**PROBLEM DESCRIPTION:** Transcribe every line exactly. Leave the pictures behind.

**DATA PROVIDED:**
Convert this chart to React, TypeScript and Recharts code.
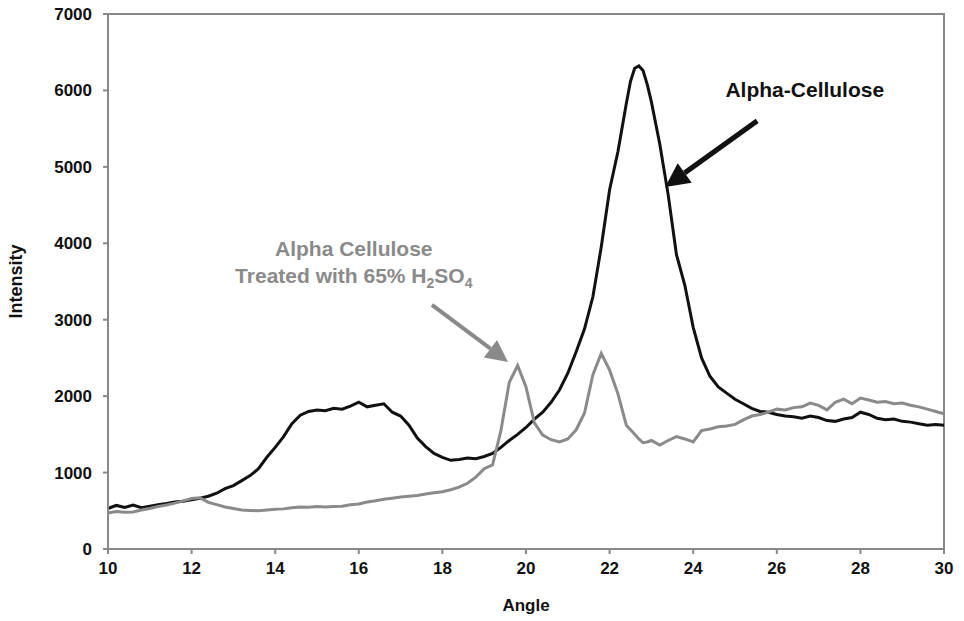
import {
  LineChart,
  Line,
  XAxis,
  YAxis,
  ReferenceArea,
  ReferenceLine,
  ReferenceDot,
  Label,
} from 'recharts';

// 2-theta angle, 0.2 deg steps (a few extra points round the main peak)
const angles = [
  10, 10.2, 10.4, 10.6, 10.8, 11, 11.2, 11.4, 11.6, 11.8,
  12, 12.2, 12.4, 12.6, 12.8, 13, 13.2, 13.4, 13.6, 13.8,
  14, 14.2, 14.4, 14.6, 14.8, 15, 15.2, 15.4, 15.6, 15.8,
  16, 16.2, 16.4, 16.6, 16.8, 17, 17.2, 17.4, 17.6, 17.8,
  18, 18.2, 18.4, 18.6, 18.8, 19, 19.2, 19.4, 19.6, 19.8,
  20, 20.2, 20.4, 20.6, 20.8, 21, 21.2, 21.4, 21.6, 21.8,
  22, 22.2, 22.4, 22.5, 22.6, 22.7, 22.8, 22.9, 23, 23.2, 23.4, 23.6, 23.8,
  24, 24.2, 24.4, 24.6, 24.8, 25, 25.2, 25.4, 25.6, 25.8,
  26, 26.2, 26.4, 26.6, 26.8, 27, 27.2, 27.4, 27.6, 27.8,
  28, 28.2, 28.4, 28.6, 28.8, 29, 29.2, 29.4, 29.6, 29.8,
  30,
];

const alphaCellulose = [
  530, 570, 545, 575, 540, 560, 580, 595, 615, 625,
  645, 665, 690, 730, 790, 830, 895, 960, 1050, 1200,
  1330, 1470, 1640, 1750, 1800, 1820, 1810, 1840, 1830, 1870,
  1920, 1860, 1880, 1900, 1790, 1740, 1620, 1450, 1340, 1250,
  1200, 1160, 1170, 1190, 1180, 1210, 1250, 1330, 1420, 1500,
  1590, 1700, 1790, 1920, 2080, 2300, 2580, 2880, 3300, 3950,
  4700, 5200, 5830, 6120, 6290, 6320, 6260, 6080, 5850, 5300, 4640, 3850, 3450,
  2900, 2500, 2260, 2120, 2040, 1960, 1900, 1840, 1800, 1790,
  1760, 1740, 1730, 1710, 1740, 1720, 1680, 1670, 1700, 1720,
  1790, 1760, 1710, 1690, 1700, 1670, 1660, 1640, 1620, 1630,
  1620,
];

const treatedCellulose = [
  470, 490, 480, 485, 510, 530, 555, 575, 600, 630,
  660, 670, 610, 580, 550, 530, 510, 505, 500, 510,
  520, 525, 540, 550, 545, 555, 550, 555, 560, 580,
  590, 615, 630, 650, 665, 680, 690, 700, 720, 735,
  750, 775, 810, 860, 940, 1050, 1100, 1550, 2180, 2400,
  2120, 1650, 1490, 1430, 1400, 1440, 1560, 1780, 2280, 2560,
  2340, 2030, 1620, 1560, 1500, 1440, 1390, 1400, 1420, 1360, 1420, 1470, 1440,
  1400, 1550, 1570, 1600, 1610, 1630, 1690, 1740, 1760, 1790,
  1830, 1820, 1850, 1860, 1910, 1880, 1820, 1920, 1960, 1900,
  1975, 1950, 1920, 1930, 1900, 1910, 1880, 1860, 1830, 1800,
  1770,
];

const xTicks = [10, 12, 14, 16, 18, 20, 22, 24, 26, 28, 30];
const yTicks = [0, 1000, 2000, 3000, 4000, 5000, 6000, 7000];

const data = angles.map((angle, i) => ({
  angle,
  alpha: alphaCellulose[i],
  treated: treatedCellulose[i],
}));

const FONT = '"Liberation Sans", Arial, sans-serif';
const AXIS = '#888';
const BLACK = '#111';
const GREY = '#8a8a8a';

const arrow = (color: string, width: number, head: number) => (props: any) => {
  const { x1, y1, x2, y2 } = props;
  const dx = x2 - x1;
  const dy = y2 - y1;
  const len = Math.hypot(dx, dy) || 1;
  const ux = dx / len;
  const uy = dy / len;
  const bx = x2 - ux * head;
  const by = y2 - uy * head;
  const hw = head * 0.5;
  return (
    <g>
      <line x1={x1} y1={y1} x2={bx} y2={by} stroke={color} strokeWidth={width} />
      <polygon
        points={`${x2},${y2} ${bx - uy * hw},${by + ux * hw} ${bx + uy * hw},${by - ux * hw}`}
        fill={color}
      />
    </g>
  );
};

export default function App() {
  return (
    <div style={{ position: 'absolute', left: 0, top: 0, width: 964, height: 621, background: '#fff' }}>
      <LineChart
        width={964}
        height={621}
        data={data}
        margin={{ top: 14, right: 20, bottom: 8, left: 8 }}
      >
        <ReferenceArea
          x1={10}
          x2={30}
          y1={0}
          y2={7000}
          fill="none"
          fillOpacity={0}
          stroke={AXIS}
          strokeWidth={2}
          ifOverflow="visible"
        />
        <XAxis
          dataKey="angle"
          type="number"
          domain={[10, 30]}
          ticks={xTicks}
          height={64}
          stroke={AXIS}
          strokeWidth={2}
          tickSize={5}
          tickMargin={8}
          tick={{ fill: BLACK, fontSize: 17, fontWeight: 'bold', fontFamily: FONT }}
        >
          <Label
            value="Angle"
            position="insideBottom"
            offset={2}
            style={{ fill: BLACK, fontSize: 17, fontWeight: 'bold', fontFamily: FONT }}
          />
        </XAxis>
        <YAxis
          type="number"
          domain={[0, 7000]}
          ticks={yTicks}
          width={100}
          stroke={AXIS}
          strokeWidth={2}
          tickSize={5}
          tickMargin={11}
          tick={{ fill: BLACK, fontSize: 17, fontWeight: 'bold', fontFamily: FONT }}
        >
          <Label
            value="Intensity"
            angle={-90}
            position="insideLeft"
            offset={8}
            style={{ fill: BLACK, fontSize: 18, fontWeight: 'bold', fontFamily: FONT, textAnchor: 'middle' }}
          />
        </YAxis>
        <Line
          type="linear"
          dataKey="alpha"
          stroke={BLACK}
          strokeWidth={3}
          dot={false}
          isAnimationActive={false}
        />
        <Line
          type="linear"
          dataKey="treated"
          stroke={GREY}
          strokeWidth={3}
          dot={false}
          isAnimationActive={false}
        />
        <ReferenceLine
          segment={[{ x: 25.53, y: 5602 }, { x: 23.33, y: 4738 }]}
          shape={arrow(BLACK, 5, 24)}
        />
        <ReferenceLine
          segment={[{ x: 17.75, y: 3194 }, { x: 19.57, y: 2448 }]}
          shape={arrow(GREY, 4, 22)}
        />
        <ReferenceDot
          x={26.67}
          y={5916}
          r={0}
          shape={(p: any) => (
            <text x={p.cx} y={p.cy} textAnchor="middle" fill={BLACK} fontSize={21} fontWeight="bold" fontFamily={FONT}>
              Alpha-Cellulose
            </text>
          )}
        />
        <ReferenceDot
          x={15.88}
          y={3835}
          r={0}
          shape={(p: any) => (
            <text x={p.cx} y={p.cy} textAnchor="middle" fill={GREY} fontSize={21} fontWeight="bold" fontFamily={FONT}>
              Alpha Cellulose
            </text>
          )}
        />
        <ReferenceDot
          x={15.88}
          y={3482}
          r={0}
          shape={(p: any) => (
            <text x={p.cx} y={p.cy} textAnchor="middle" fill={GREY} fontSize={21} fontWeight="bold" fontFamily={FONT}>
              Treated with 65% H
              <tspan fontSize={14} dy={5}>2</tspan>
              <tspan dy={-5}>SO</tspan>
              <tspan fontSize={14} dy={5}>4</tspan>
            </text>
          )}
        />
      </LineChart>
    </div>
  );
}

**RESULT OF THE TASK:**
Convert this chart to React, TypeScript and Recharts code.
import {
  LineChart,
  Line,
  XAxis,
  YAxis,
  ReferenceArea,
  ReferenceLine,
  ReferenceDot,
  Label,
} from 'recharts';

// 2-theta angle, 0.2 deg steps (a few extra points round the main peak)
const angles = [
  10, 10.2, 10.4, 10.6, 10.8, 11, 11.2, 11.4, 11.6, 11.8,
  12, 12.2, 12.4, 12.6, 12.8, 13, 13.2, 13.4, 13.6, 13.8,
  14, 14.2, 14.4, 14.6, 14.8, 15, 15.2, 15.4, 15.6, 15.8,
  16, 16.2, 16.4, 16.6, 16.8, 17, 17.2, 17.4, 17.6, 17.8,
  18, 18.2, 18.4, 18.6, 18.8, 19, 19.2, 19.4, 19.6, 19.8,
  20, 20.2, 20.4, 20.6, 20.8, 21, 21.2, 21.4, 21.6, 21.8,
  22, 22.2, 22.4, 22.5, 22.6, 22.7, 22.8, 22.9, 23, 23.2, 23.4, 23.6, 23.8,
  24, 24.2, 24.4, 24.6, 24.8, 25, 25.2, 25.4, 25.6, 25.8,
  26, 26.2, 26.4, 26.6, 26.8, 27, 27.2, 27.4, 27.6, 27.8,
  28, 28.2, 28.4, 28.6, 28.8, 29, 29.2, 29.4, 29.6, 29.8,
  30,
];

const alphaCellulose = [
  530, 570, 545, 575, 540, 560, 580, 595, 615, 625,
  645, 665, 690, 730, 790, 830, 895, 960, 1050, 1200,
  1330, 1470, 1640, 1750, 1800, 1820, 1810, 1840, 1830, 1870,
  1920, 1860, 1880, 1900, 1790, 1740, 1620, 1450, 1340, 1250,
  1200, 1160, 1170, 1190, 1180, 1210, 1250, 1330, 1420, 1500,
  1590, 1700, 1790, 1920, 2080, 2300, 2580, 2880, 3300, 3950,
  4700, 5200, 5830, 6120, 6290, 6320, 6260, 6080, 5850, 5300, 4640, 3850, 3450,
  2900, 2500, 2260, 2120, 2040, 1960, 1900, 1840, 1800, 1790,
  1760, 1740, 1730, 1710, 1740, 1720, 1680, 1670, 1700, 1720,
  1790, 1760, 1710, 1690, 1700, 1670, 1660, 1640, 1620, 1630,
  1620,
];

const treatedCellulose = [
  470, 490, 480, 485, 510, 530, 555, 575, 600, 630,
  660, 670, 610, 580, 550, 530, 510, 505, 500, 510,
  520, 525, 540, 550, 545, 555, 550, 555, 560, 580,
  590, 615, 630, 650, 665, 680, 690, 700, 720, 735,
  750, 775, 810, 860, 940, 1050, 1100, 1550, 2180, 2400,
  2120, 1650, 1490, 1430, 1400, 1440, 1560, 1780, 2280, 2560,
  2340, 2030, 1620, 1560, 1500, 1440, 1390, 1400, 1420, 1360, 1420, 1470, 1440,
  1400, 1550, 1570, 1600, 1610, 1630, 1690, 1740, 1760, 1790,
  1830, 1820, 1850, 1860, 1910, 1880, 1820, 1920, 1960, 1900,
  1975, 1950, 1920, 1930, 1900, 1910, 1880, 1860, 1830, 1800,
  1770,
];

const xTicks = [10, 12, 14, 16, 18, 20, 22, 24, 26, 28, 30];
const yTicks = [0, 1000, 2000, 3000, 4000, 5000, 6000, 7000];

const data = angles.map((angle, i) => ({
  angle,
  alpha: alphaCellulose[i],
  treated: treatedCellulose[i],
}));

const FONT = '"Liberation Sans", Arial, sans-serif';
const AXIS = '#888';
const BLACK = '#111';
const GREY = '#8a8a8a';

const arrow = (color: string, width: number, head: number) => (props: any) => {
  const { x1, y1, x2, y2 } = props;
  const dx = x2 - x1;
  const dy = y2 - y1;
  const len = Math.hypot(dx, dy) || 1;
  const ux = dx / len;
  const uy = dy / len;
  const bx = x2 - ux * head;
  const by = y2 - uy * head;
  const hw = head * 0.5;
  return (
    <g>
      <line x1={x1} y1={y1} x2={bx} y2={by} stroke={color} strokeWidth={width} />
      <polygon
        points={`${x2},${y2} ${bx - uy * hw},${by + ux * hw} ${bx + uy * hw},${by - ux * hw}`}
        fill={color}
      />
    </g>
  );
};

export default function App() {
  return (
    <div style={{ position: 'absolute', left: 0, top: 0, width: 964, height: 621, background: '#fff' }}>
      <LineChart
        width={964}
        height={621}
        data={data}
        margin={{ top: 14, right: 20, bottom: 8, left: 8 }}
      >
        <ReferenceArea
          x1={10}
          x2={30}
          y1={0}
          y2={7000}
          fill="none"
          fillOpacity={0}
          stroke={AXIS}
          strokeWidth={2}
          ifOverflow="visible"
        />
        <XAxis
          dataKey="angle"
          type="number"
          domain={[10, 30]}
          ticks={xTicks}
          height={64}
          stroke={AXIS}
          strokeWidth={2}
          tickSize={5}
          tickMargin={8}
          tick={{ fill: BLACK, fontSize: 17, fontWeight: 'bold', fontFamily: FONT }}
        >
          <Label
            value="Angle"
            position="insideBottom"
            offset={2}
            style={{ fill: BLACK, fontSize: 17, fontWeight: 'bold', fontFamily: FONT }}
          />
        </XAxis>
        <YAxis
          type="number"
          domain={[0, 7000]}
          ticks={yTicks}
          width={100}
          stroke={AXIS}
          strokeWidth={2}
          tickSize={5}
          tickMargin={11}
          tick={{ fill: BLACK, fontSize: 17, fontWeight: 'bold', fontFamily: FONT }}
        >
          <Label
            value="Intensity"
            angle={-90}
            position="insideLeft"
            offset={8}
            style={{ fill: BLACK, fontSize: 18, fontWeight: 'bold', fontFamily: FONT, textAnchor: 'middle' }}
          />
        </YAxis>
        <Line
          type="linear"
          dataKey="alpha"
          stroke={BLACK}
          strokeWidth={3}
          dot={false}
          isAnimationActive={false}
        />
        <Line
          type="linear"
          dataKey="treated"
          stroke={GREY}
          strokeWidth={3}
          dot={false}
          isAnimationActive={false}
        />
        <ReferenceLine
          segment={[{ x: 25.53, y: 5602 }, { x: 23.33, y: 4738 }]}
          shape={arrow(BLACK, 5, 24)}
        />
        <ReferenceLine
          segment={[{ x: 17.75, y: 3194 }, { x: 19.57, y: 2448 }]}
          shape={arrow(GREY, 4, 22)}
        />
        <ReferenceDot
          x={26.67}
          y={5916}
          r={0}
          shape={(p: any) => (
            <text x={p.cx} y={p.cy} textAnchor="middle" fill={BLACK} fontSize={21} fontWeight="bold" fontFamily={FONT}>
              Alpha-Cellulose
            </text>
          )}
        />
        <ReferenceDot
          x={15.88}
          y={3835}
          r={0}
          shape={(p: any) => (
            <text x={p.cx} y={p.cy} textAnchor="middle" fill={GREY} fontSize={21} fontWeight="bold" fontFamily={FONT}>
              Alpha Cellulose
            </text>
          )}
        />
        <ReferenceDot
          x={15.88}
          y={3482}
          r={0}
          shape={(p: any) => (
            <text x={p.cx} y={p.cy} textAnchor="middle" fill={GREY} fontSize={21} fontWeight="bold" fontFamily={FONT}>
              Treated with 65% H
              <tspan fontSize={14} dy={5}>2</tspan>
              <tspan dy={-5}>SO</tspan>
              <tspan fontSize={14} dy={5}>4</tspan>
            </text>
          )}
        />
      </LineChart>
    </div>
  );
}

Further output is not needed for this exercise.